今日は、私の誕生日である。六十八歳、あんまりめでたくないが、まあまあか。
もらひ梅を等級に分けそれぞれに梅干し、梅ジュース、梅ジャムにする
トリアージにあらねど梅に優先順あれば傷ある梅の等級
梅の実の匂ひ部屋内に充満す最初は爽やかやがてじっとり
『論語』泰伯六 曾子が言った。「小さいみなしごの若君をあずけることもできれば、諸侯の国家の政令を任せることもでき、大事にあたってもその志を奪うことができない。これこそ君子の人であろうか、君子の人である。」
曾子が言ふ君子の人は孤を託し命を寄すべく奪ふべからず
『正徹物語』151 建保名所百首の題で、初心者は歌を詠んではならない。名所には、その場所で昔より詠み慣わしている題材があるので、新しく読む歌もおおよそは昔の歌と同じである。独創の余地はわずかである。初心の頃は名所の歌を詠みたがる。簡単に見えるからだ。私どもも歌が詠めないときは、名所を詠む。名所を詠むと二句や三句すぐに詞が埋まるので、それほど力を込めなくてよい。「高嶋や勝野の原」や「さざ浪や志賀の甘松」など詠めば、既に二句埋まる。私はもう四十年余歌を詠んでお学の稽古に詠んだものだ。しかしながら堀河百首は、ちょっと詠みにくい題である。初心者は二字題など、もっと自然で単純な、詠み慣れているものがよい。月や花といった、まっとうな題で詠むのがいい。弘長・宝治・建久・貞永といった年代の百首歌の題で詠むのがいいだろう。

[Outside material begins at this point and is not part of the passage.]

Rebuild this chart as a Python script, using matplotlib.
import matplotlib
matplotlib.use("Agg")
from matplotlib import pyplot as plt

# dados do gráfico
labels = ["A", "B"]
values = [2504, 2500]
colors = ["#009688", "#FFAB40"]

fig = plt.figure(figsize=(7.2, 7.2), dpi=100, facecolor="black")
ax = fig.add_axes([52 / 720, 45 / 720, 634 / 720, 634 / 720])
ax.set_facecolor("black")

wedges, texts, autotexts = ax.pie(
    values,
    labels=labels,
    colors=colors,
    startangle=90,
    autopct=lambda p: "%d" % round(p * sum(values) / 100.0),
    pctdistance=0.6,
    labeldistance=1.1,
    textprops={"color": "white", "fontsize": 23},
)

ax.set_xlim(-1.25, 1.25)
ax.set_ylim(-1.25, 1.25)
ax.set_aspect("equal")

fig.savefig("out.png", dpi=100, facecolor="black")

名所の題で詠むこと難き初心者は名所は名所でも詠みなれたもの
『伊勢物語』百一段 左兵衛府の長官である在原行平の邸には、いい酒があるという噂をきき人々が集まった。その日は、昇殿が許されている左中弁である藤原良近が、宴の正客であった。主の行平は、風雅を好み、瓶に花を活けさせていた。花の中に、目を奪わんばかりの立派な藤の花がある。花房の長さは三尺六寸(一メートル以上)。
皆は、その藤を題に歌を詠んだ。
詠みつくした頃、業平の兄弟(おそらく業平)が、客をもてなしていると聞いてやってきた。皆は、この男に歌を詠ませた。歌の詠み方など知らぬと男は辞退した。しかし無理に男に歌を詠ませた。こんな歌だ。

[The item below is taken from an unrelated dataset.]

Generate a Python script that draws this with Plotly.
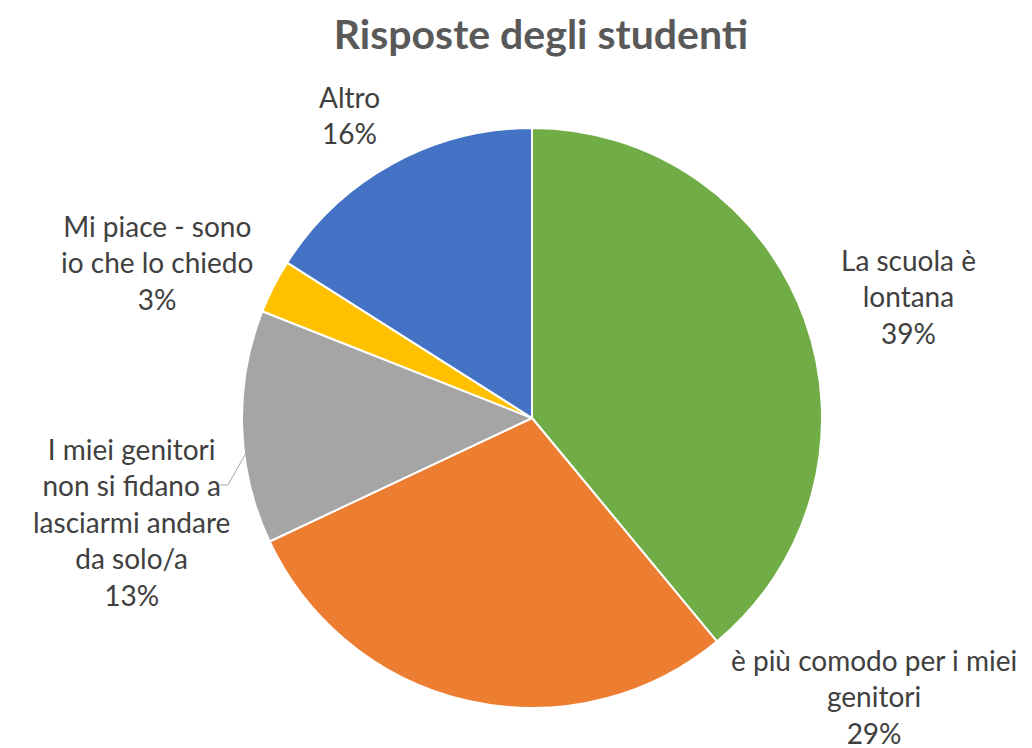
import plotly.graph_objects as go

# ---- data ----
labels = [
    "La scuola è lontana",
    "è più comodo per i miei genitori",
    "I miei genitori non si fidano a lasciarmi andare da solo/a",
    "Mi piace - sono io che lo chiedo",
    "Altro",
]
label_lines = [
    ["La scuola è", "lontana"],
    ["è più comodo per i miei", "genitori"],
    ["I miei genitori", "non si fidano a", "lasciarmi andare", "da solo/a"],
    ["Mi piace - sono", "io che lo chiedo"],
    ["Altro"],
]
values = [39, 29, 13, 3, 16]
colors = ["#70AD47", "#ED7D31", "#A5A5A5", "#FFC000", "#4472C4"]

W, H = 1032, 748
# label block centres in pixels (layout)
label_pos = [(900, 288), (866, 688), (123, 514), (149, 254), (341, 107)]

total = sum(values)

fig = go.Figure(go.Pie(
    labels=labels,
    values=values,
    sort=False,
    direction="clockwise",
    rotation=0,
    marker=dict(colors=colors, line=dict(color="white", width=2)),
    textinfo="none",
    hoverinfo="label+percent",
    showlegend=False,
    domain=dict(x=[234 / W, 814 / W], y=[1 - 700 / H, 1 - 120 / H]),
))

annotations = []
for lines, v, (px, py) in zip(label_lines, values, label_pos):
    pct = round(v / total * 100)
    text = "<br>".join(lines + [f"{pct}%"])
    annotations.append(dict(
        x=px / W, y=1 - py / H, xref="paper", yref="paper",
        text=text, showarrow=False, xanchor="center", yanchor="middle",
        font=dict(family="Lato", size=28, color="#404040"),
    ))

fig.update_layout(
    width=W, height=H,
    margin=dict(l=0, r=0, t=0, b=0),
    paper_bgcolor="white",
    plot_bgcolor="white",
    title=dict(
        text="<b>Risposte degli studenti</b>",
        x=533 / W, xanchor="center", y=1 - 27 / H, yanchor="middle",
        font=dict(family="Lato", size=41, color="#595959"),
    ),
    annotations=annotations,
    shapes=[dict(
        type="path", xref="paper", yref="paper",
        path=f"M {243 / W},{1 - 436 / H} L {220 / W},{1 - 477 / H} L {212 / W},{1 - 477 / H}",
        line=dict(color="#A6A6A6", width=1),
    )],
)

fig.write_html("out.html")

・咲く花の下にかくるる人多みありしにまさる藤のかげかも
意味を訊いた。男の答え。「今の世の頂点、太政大臣は藤原氏。その藤原一門の栄華のさかりを思い、詠んだ。」皆は黙った。なぜなら宴席には、藤原氏ゆかりの者と共に、藤原氏から遠い者たちも同席していたからだ。すぐにはわからなかったため、歌の底にある複雑な陰影を、皆は心の中でかみしめたのだった。